▶ REQUIRED WORK
Without the pictures, output the lines of the material from the very first through the one that holds "from matplotlib.transforms import".
===== INPUT FOR THIS TASK =====
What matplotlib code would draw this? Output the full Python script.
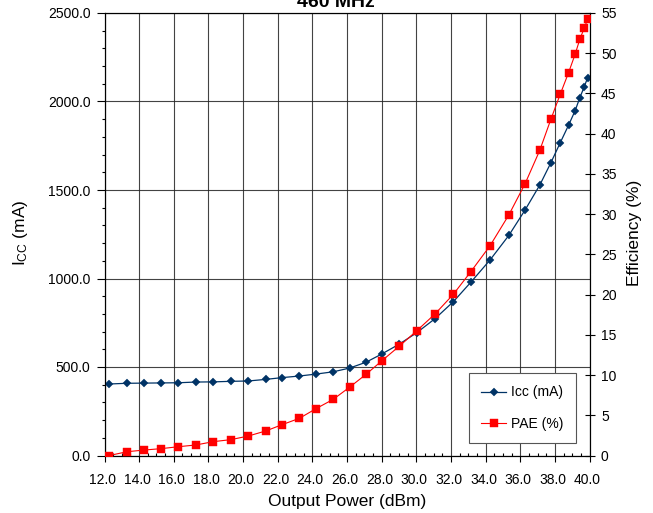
import matplotlib
matplotlib.use("Agg")
import matplotlib.pyplot as plt
from matplotlib.ticker import MultipleLocator, FormatStrFormatter
from matplotlib.transforms import ScaledTranslation

plt.rcParams['font.family'] = ['Liberation Sans', 'DejaVu Sans']
plt.rcParams['mathtext.fontset'] = 'custom'
plt.rcParams['mathtext.rm'] = 'Liberation Sans'
plt.rcParams['mathtext.it'] = 'Liberation Sans'

# Output power sweep at 460 MHz
pout_dbm = [12.28, 13.30, 14.30, 15.26, 16.26, 17.28, 18.28, 19.29, 20.30, 21.31,
            22.25, 23.25, 24.21, 25.21, 26.15, 27.10, 28.00, 29.03, 30.03, 31.08,
            32.14, 33.15, 34.26, 35.34, 36.28, 37.13, 37.77, 38.31, 38.79, 39.17,
            39.44, 39.70, 39.89]

icc_ma = [404, 408, 409, 410, 411, 415, 416, 419, 421, 430,
          440, 449, 460, 473, 494, 527, 573, 630, 694, 773,
          869, 979, 1105, 1243, 1387, 1528, 1654, 1767, 1866, 1948,
          2021, 2084, 2134]

pae_pct = [0.0, 0.47, 0.68, 0.85, 1.09, 1.31, 1.72, 1.97, 2.42, 3.05,
           3.83, 4.62, 5.82, 6.99, 8.49, 10.09, 11.75, 13.61, 15.51, 17.59,
           20.04, 22.85, 26.08, 29.89, 33.78, 37.94, 41.79, 44.90, 47.58, 49.87,
           51.73, 53.14, 54.22]

W, H = 653, 513
fig = plt.figure(figsize=(W / 100, H / 100), dpi=100)
ax = fig.add_axes([104.5 / W, 1 - 455.5 / H, 485 / W, 442.5 / H])
ax2 = ax.twinx()

navy = '#003366'
red = '#ff0000'

l1, = ax.plot(pout_dbm, icc_ma, color=navy, lw=0.9, marker='D', ms=3.8,
              mec=navy, mfc=navy, mew=0.3, label='Icc (mA)', zorder=3)
l2, = ax2.plot(pout_dbm, pae_pct, color=red, lw=0.8, marker='s', ms=5.2,
               mec=red, mfc=red, mew=0.3, label='PAE (%)', zorder=3)

ax.set_xlim(12, 40)
ax.set_ylim(0, 2500)
ax2.set_ylim(0, 55)

ax.xaxis.set_major_locator(MultipleLocator(2))
ax.xaxis.set_minor_locator(MultipleLocator(0.5))
ax.xaxis.set_major_formatter(FormatStrFormatter('%.1f'))
ax.yaxis.set_major_locator(MultipleLocator(500))
ax.yaxis.set_minor_locator(MultipleLocator(100))
ax.yaxis.set_major_formatter(FormatStrFormatter('%.1f'))
ax2.yaxis.set_major_locator(MultipleLocator(5))
ax2.yaxis.set_major_formatter(FormatStrFormatter('%d'))

ax.grid(True, which='major', color='#222222', lw=0.8, alpha=0.85)
ax.set_axisbelow(True)

for a in (ax, ax2):
    for s in a.spines.values():
        s.set_color('black')
        s.set_linewidth(0.8)

ax.tick_params(axis='x', which='major', direction='out', length=4.5, width=0.8,
               labelsize=10, pad=8)
ax.tick_params(axis='x', which='minor', direction='in', length=2.5, width=0.8)
ax.tick_params(axis='y', which='major', direction='out', length=6, width=0.8,
               labelsize=10, pad=4)
ax.tick_params(axis='y', which='minor', direction='out', length=2.5, width=0.8)
ax2.tick_params(axis='y', which='major', direction='inout', length=6.5, width=0.8,
                labelsize=10, pad=5)

# nudge the x tick labels slightly left
shift = ScaledTranslation(-1.5 / 72, 0, fig.dpi_scale_trans)
for lbl in ax.get_xticklabels():
    lbl.set_transform(lbl.get_transform() + shift)

leg = ax2.legend(handles=[l1, l2], loc='lower right',
                 bbox_to_anchor=(0.972, 0.0276), bbox_transform=ax.transAxes,
                 fontsize=10, frameon=True, fancybox=False, framealpha=1,
                 edgecolor='#555555', handlelength=1.8, handletextpad=0.36,
                 labelspacing=1.25, borderpad=0.9, borderaxespad=0)
leg.get_frame().set_linewidth(0.8)

fig.text(336 / W, 1 - 6.7 / H, '460 MHz', ha='center', va='baseline',
         fontsize=14, fontweight='bold')
fig.text(347 / W, 1 - 505.7 / H, 'Output Power (dBm)', ha='center',
         va='baseline', fontsize=12.5)
fig.text(21 / W, 1 - 233 / H, r'I$_{\mathrm{CC}}$ (mA)', ha='center',
         va='center', rotation=90, fontsize=12.5)
fig.text(634.5 / W, 1 - 233 / H, 'Efficiency (%)', ha='center', va='center',
         rotation=90, fontsize=12.5)

fig.savefig('out.png', dpi=100)
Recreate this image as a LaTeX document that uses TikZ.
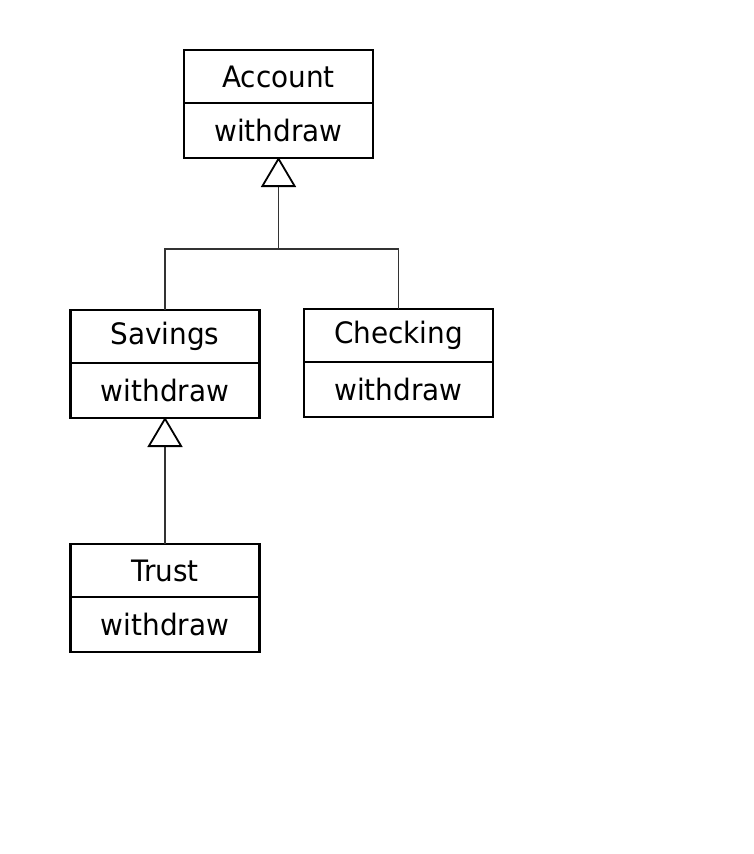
\documentclass[tikz,border=0pt]{standalone}
\usepackage{fontspec}
\setmainfont{DejaVu Sans}[FakeStretch=0.945]
\usetikzlibrary{arrows.meta,positioning}
\tikzset{
  namebox/.style={draw=black, line width=2.6pt, minimum width=189pt, minimum height=53pt, inner sep=0pt, outer sep=0pt, font=\fontsize{29.5}{32}\selectfont, anchor=north},
  methbox/.style={draw=black, line width=2.6pt, minimum width=189pt, minimum height=55pt, inner sep=0pt, outer sep=0pt, font=\fontsize{29.5}{32}\selectfont, anchor=north},
  conn/.style={draw=black!80, line width=1.3pt},
  inherit/.style={conn, -{Triangle[open, length=30pt, width=35pt, line width=1.8pt, color=black]}, shorten >=-1pt}
}
\begin{document}
\begin{tikzpicture}[x=1pt, y=-1pt]
\useasboundingbox (0,0) rectangle (754,854);
\node[namebox] (acc) at (278.5,50) {Account};
\node[methbox, below=0pt of acc] (accm) {withdraw};
\node[namebox] (sav) at (165,310) {Savings};
\node[methbox, below=0pt of sav] (savm) {withdraw};
\node[namebox] (chk) at (398.5,309) {Checking};
\node[methbox, below=0pt of chk] (chkm) {withdraw};
\node[namebox] (tru) at (165,544) {Trust};
\node[methbox, below=0pt of tru] (trum) {withdraw};
\coordinate (jc) at (278.5,249);
\draw[conn] (sav.north) |- (jc) -| (chk.north);
\draw[inherit] (jc) -- (accm.south);
\draw[inherit] (tru.north) -- (savm.south);
\end{tikzpicture}
\end{document}
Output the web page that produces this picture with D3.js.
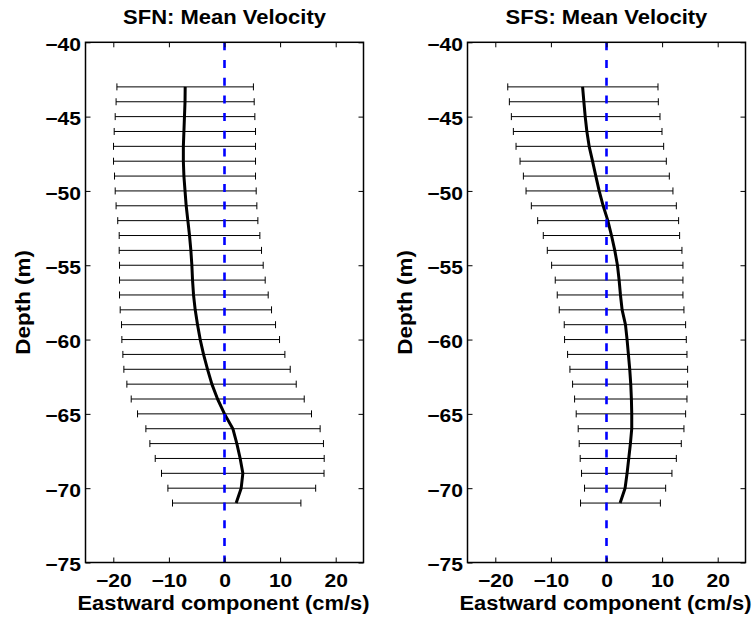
<!DOCTYPE html>
<html>
<head>
<meta charset="utf-8">
<script src="https://cdn.jsdelivr.net/npm/d3@7"></script>
<style>
  html, body { margin: 0; padding: 0; background: #fff; }
  svg { display: block; }
  text { font-family: "Liberation Sans", Arial, Helvetica, sans-serif; font-weight: bold; fill: #000; }
</style>
</head>
<body>
<svg id="chart" width="756" height="621"></svg>
<script>
// ---------------- data ----------------
const depth = [-43,-44,-45,-46,-47,-48,-49,-50,-51,-52,-53,-54,-55,-56,-57,-58,-59,-60,-61,-62,-63,-64,-65,-66,-67,-68,-69,-70,-71];

const sfnMean  = [-7.07,-7.1,-7.2,-7.3,-7.4,-7.4,-7.3,-7.1,-6.89,-6.59,-6.29,-6.05,-5.87,
                  -5.75,-5.57,-5.27,-4.85,-4.37,-3.77,-3.05,-2.27,-1.25,0,1.5,2.22,2.82,3.3,3.0,2.1];
const sfnLower = [-19.35,-19.5,-19.66,-19.84,-19.96,-19.96,-19.78,-19.66,-19.5,-19.2,-18.94,-18.94,-18.88,
                  -18.88,-18.88,-18.76,-18.52,-18.46,-18.28,-18.1,-17.56,-16.78,-15.64,-14.14,-13.42,-12.46,-11.33,-10.18,-9.35];
const sfnUpper = [5.2,5.34,5.46,5.58,5.58,5.58,5.58,5.7,5.82,6.0,6.36,6.66,6.96,
                  7.32,7.86,8.46,9.18,9.9,10.86,11.82,12.9,14.34,15.65,17.2,17.8,17.93,17.9,16.4,13.74];

const sfsMean  = [-4.3,-4.07,-3.83,-3.53,-3.12,-2.51,-1.92,-1.32,-0.6,0.24,0.9,1.49,1.97,
                  2.27,2.51,2.81,3.41,3.7,3.94,4.18,4.36,4.48,4.54,4.54,4.3,4.0,3.7,3.34,2.45];
const sfsLower = [-17.76,-17.47,-17.11,-16.75,-16.27,-15.55,-14.95,-14.47,-13.52,-12.38,-11.37,-10.65,-9.87,
                  -9.22,-8.86,-8.5,-7.6,-7.54,-7.0,-6.58,-6.1,-5.74,-5.45,-5.09,-4.91,-4.73,-4.49,-3.95,-4.67];
const sfsUpper = [9.26,9.32,9.62,9.98,10.28,10.76,11.3,11.95,12.56,12.97,13.15,13.57,13.75,
                  13.75,13.75,13.93,14.23,14.35,14.47,14.59,14.59,14.47,14.23,13.93,13.45,12.56,11.77,10.64,9.69];

const titles = ["SFN: Mean Velocity", "SFS: Mean Velocity"];
const xLabel = "Eastward component (cm/s)";
const yLabel = "Depth (m)";
const xTicks = [-20,-10,0,10,20];
const yTicks = [-40,-45,-50,-55,-60,-65,-70,-75];
const xDomain = [-25, 25];
const yDomain = [-75, -40];

// ---------------- layout ----------------
const svg = d3.select("#chart");
const plotW = 278, plotTop = 42.3, plotBottom = 562.5;
const panels = [
  { x0: 85.5,  title: titles[0], mean: sfnMean, lower: sfnLower, upper: sfnUpper },
  { x0: 467.5, title: titles[1], mean: sfsMean, lower: sfsLower, upper: sfsUpper }
];

function stretch(sel, f) {
  sel.each(function() {
    const n = this.getComputedTextLength();
    d3.select(this).attr("textLength", n * f).attr("lengthAdjust", "spacingAndGlyphs");
  });
}
const fmt = d => (d < 0 ? "\u2212" + Math.abs(d) : String(d));

panels.forEach(p => {
  const x = d3.scaleLinear().domain(xDomain).range([p.x0, p.x0 + plotW]);
  const y = d3.scaleLinear().domain(yDomain).range([plotBottom, plotTop]);
  const g = svg.append("g");

  // error bars
  const rows = depth.map((d, i) => ({ d, m: p.mean[i], lo: p.lower[i], hi: p.upper[i] }));
  const eb = g.append("g").attr("stroke", "#000").attr("stroke-width", 1).attr("fill", "none");
  eb.selectAll("line.bar").data(rows).join("line").attr("class", "bar")
    .attr("x1", r => x(r.lo)).attr("x2", r => x(r.hi))
    .attr("y1", r => y(r.d)).attr("y2", r => y(r.d));
  eb.selectAll("line.capl").data(rows).join("line").attr("class", "capl")
    .attr("x1", r => x(r.lo)).attr("x2", r => x(r.lo))
    .attr("y1", r => y(r.d) - 3.5).attr("y2", r => y(r.d) + 3.5);
  eb.selectAll("line.capr").data(rows).join("line").attr("class", "capr")
    .attr("x1", r => x(r.hi)).attr("x2", r => x(r.hi))
    .attr("y1", r => y(r.d) - 3.5).attr("y2", r => y(r.d) + 3.5);

  // mean line
  g.append("path").datum(rows)
    .attr("fill", "none").attr("stroke", "#000").attr("stroke-width", 3)
    .attr("stroke-linejoin", "round")
    .attr("d", d3.line().x(r => x(r.m)).y(r => y(r.d)));

  // zero line
  g.append("line")
    .attr("x1", x(0)).attr("x2", x(0)).attr("y1", y(yDomain[1])).attr("y2", y(yDomain[0]))
    .attr("stroke", "#0000ff").attr("stroke-width", 2.6).attr("stroke-dasharray", "8,9.7");

  // axes
  const axStyle = a => a.attr("font-size", 18).attr("font-family", null)
    .call(s => s.selectAll("path.domain").remove())
    .call(s => s.selectAll(".tick line").attr("stroke", "#000").attr("stroke-width", 1));
  const gl = g.append("g").attr("transform", `translate(${p.x0},0)`)
    .call(d3.axisLeft(y).tickValues(yTicks).tickFormat(fmt).tickSizeInner(-5).tickSizeOuter(0).tickPadding(4.5))
    .call(axStyle);
  gl.selectAll(".tick text").attr("dy", "0.45em").call(stretch, 1.17);
  const gb = g.append("g").attr("transform", `translate(0,${plotBottom})`)
    .call(d3.axisBottom(x).tickValues(xTicks).tickFormat(fmt).tickSizeInner(-5).tickSizeOuter(0).tickPadding(12.2))
    .call(axStyle);
  gb.selectAll(".tick text").call(stretch, 1.17);
  g.append("g").attr("transform", `translate(${p.x0 + plotW},0)`)
    .call(d3.axisRight(y).tickValues(yTicks).tickFormat("").tickSizeInner(-5).tickSizeOuter(0))
    .call(axStyle);
  g.append("g").attr("transform", `translate(0,${plotTop})`)
    .call(d3.axisTop(x).tickValues(xTicks).tickFormat("").tickSizeInner(-5).tickSizeOuter(0))
    .call(axStyle);

  // box
  g.append("rect").attr("x", p.x0).attr("y", plotTop).attr("width", plotW).attr("height", plotBottom - plotTop)
    .attr("fill", "none").attr("stroke", "#000").attr("stroke-width", 1.5);

  // title & labels
  g.append("text").attr("x", p.x0 + plotW / 2).attr("y", 24.3).attr("text-anchor", "middle")
    .attr("font-size", 20).text(p.title).call(stretch, 1.1);
  g.append("text").attr("x", p.x0 + plotW / 2 - 1).attr("y", 610).attr("text-anchor", "middle")
    .attr("font-size", 20).text(xLabel).call(stretch, 1.095);
  g.append("text").attr("transform", `translate(${p.x0 - 55.5},${(plotTop + plotBottom) / 2}) rotate(-90)`)
    .attr("text-anchor", "middle").attr("font-size", 20).text(yLabel).call(stretch, 1.12);
});
</script>
</body>
</html>
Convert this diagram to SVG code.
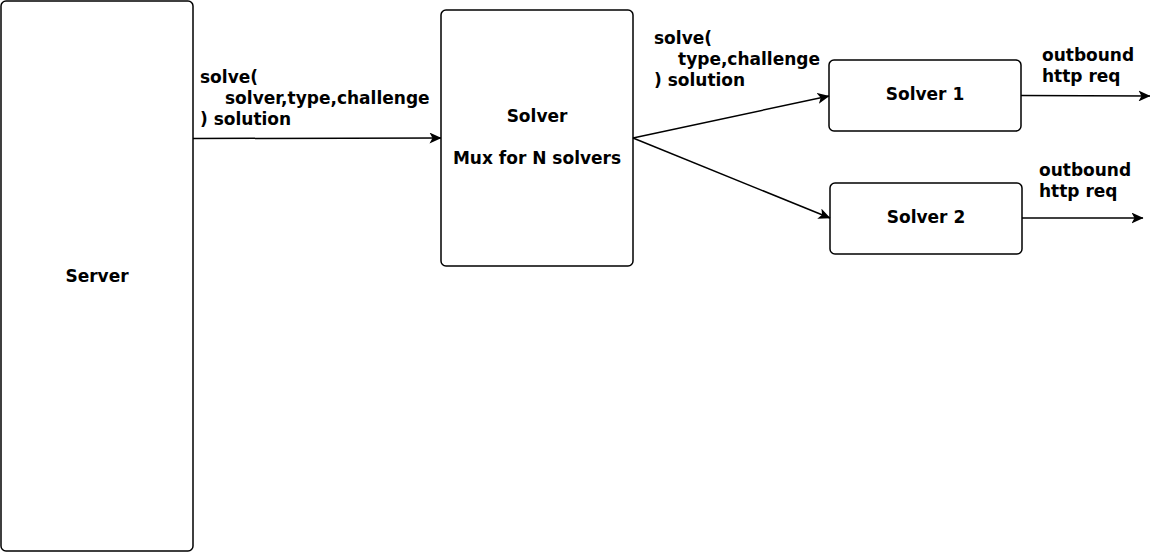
<svg xmlns="http://www.w3.org/2000/svg" width="1152" height="553" viewBox="0 0 1152 553">
<style>
.box{fill:#fff;stroke:#000;stroke-width:1.5}
.t{font-family:"DejaVu Sans",sans-serif;font-weight:bold;font-size:17px;fill:#000}
.c{text-anchor:middle}
.e{fill:none;stroke:#000;stroke-width:1.5}
</style>
<defs>
<marker id="ah" viewBox="0 0 12 11" refX="11.5" refY="5.5" markerWidth="12" markerHeight="11" markerUnits="userSpaceOnUse" orient="auto">
<path d="M0,0 L12,5.5 L0,11 L3,5.5 Z" fill="#000"/>
</marker>
</defs>
<rect width="1152" height="553" fill="#fff"/>
<g id="server">
<rect class="box" x="1" y="1" width="192" height="550" rx="5"/>
<text class="t c" x="97" y="282">Server</text>
</g>
<g id="solver">
<rect class="box" x="441" y="10" width="192" height="256" rx="5"/>
<text class="t c" x="537" y="122">Solver</text>
<text class="t c" x="537" y="164">Mux for N solvers</text>
</g>
<g id="solver1">
<rect class="box" x="829" y="60" width="192" height="71" rx="5"/>
<text class="t c" x="925" y="100">Solver 1</text>
</g>
<g id="solver2">
<rect class="box" x="830" y="183" width="192" height="71" rx="5"/>
<text class="t c" x="926" y="223">Solver 2</text>
</g>
<g id="connectors">
<path class="e" d="M193,138.5 L441,138" marker-end="url(#ah)"/>
<path class="e" d="M633,138 L829,96" marker-end="url(#ah)"/>
<path class="e" d="M633,138 L830,218" marker-end="url(#ah)"/>
<path class="e" d="M1021,95.5 L1150,96" marker-end="url(#ah)"/>
<path class="e" d="M1022,218 L1143,218" marker-end="url(#ah)"/>
</g>
<g id="labels">
<text class="t" x="200" y="83">solve(</text>
<text class="t" x="225" y="104">solver,type,challenge</text>
<text class="t" x="200" y="125">) solution</text>
<text class="t" x="654" y="44">solve(</text>
<text class="t" x="678" y="65">type,challenge</text>
<text class="t" x="654" y="86">) solution</text>
<text class="t" x="1042" y="61">outbound</text>
<text class="t" x="1042" y="82">http req</text>
<text class="t" x="1039" y="176">outbound</text>
<text class="t" x="1039" y="197">http req</text>
</g>
</svg>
=====
▶ THE REPLY
What matplotlib code would draw this? Output the full Python script.
import matplotlib
matplotlib.use("Agg")
import matplotlib.pyplot as plt
from matplotlib.ticker import MultipleLocator, FormatStrFormatter
from matplotlib.transforms import ScaledTranslation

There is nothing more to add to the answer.